L’obsolescenza programmata si è rivelata essere un trucco costoso per Apple, l’azienda leader nella produzione degli smartphone. Il tutto era cominciato quando alcuni consumatori statunitensi si erano lamentati del fatto che la performance dei loro apparecchi era notevolmente peggiorata dopo aver installato alcuni aggiornamenti del sistema operativo (iOS). Messa alle strette Apple ha dovuto ammettere che in effetti il rallentamento delle funzionalità dell’iPhone era voluto ed aveva lo scopo di ostacolare il funzionamento degli smartphone nei periodi di maggior utilizzo. Le batterie più vecchie, che non erano in grado di supportare tali funzioni, si sovraccaricavano provocando improvvisi e continui spegnimenti del telefono. Tale strategia non era stata comunicata ai consumatori che pertanto erano portati a pensare che i malfunzionamento dipendeva dal fatto che l’apparecchio fosse obsoleto ed erano così indotti dalla compagnia a comprarne uno nuovo.

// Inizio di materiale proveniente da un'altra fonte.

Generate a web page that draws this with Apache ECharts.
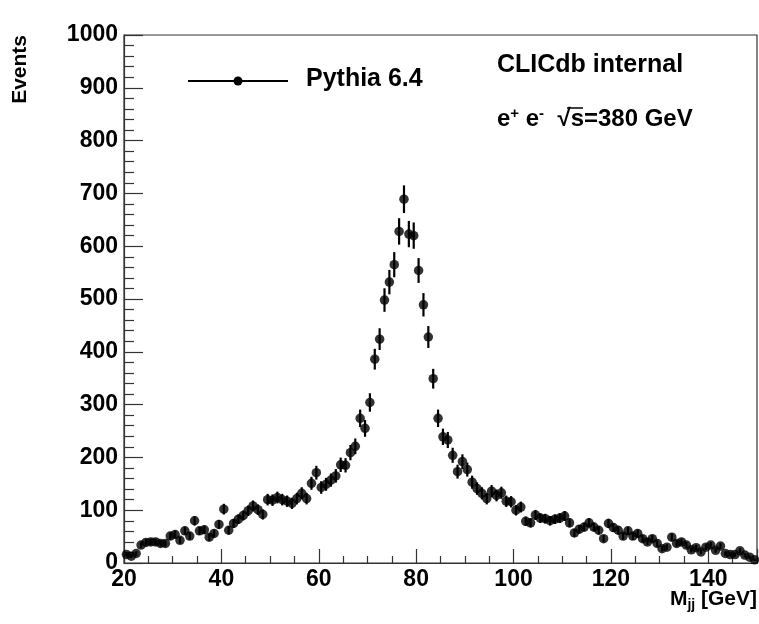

Il fatto ha dato il via a una class action negli Stati Uniti. I consumatori infatti accusano l’azienda di aver volontariamente programmato l’obsolescenza dei prodotti. Nonostante il gigante di Cupertino abbia negato ogni illecito ora sta patteggiando. Apple ha infatti accettato i pagare fino a mezzo miliardo di dollari per chiudere tutte le azioni legali. L’accordo è stato già presentato la scorsa settimana e ora si attende l’approvazione del giudice Edward Davila, in California. Se dovesse essere accettato, l’accordo obbligherebbe l’azienda a rimborsare dai 25 ai 500 dollari tutti i possessori statunitensi di iPhone 6, 6 Plus, 6s, 6s Plus, 7, 7Plus ed SE. I legali della class action hanno definito l’accordo proposto “corretto, ragionevole e adeguato”.

Quando negli USA era scoppiato lo scandalo dell’obsolescenza programmata Apple aveva reagito riducendo il prezzo della sostituzione delle batterie (da 79 a 29 dollari), inoltre il CEO Tim Cook si era pubblicamente spiegando l’errore e ammettendo che c’è stato un grave problema nella politica di comunicazione.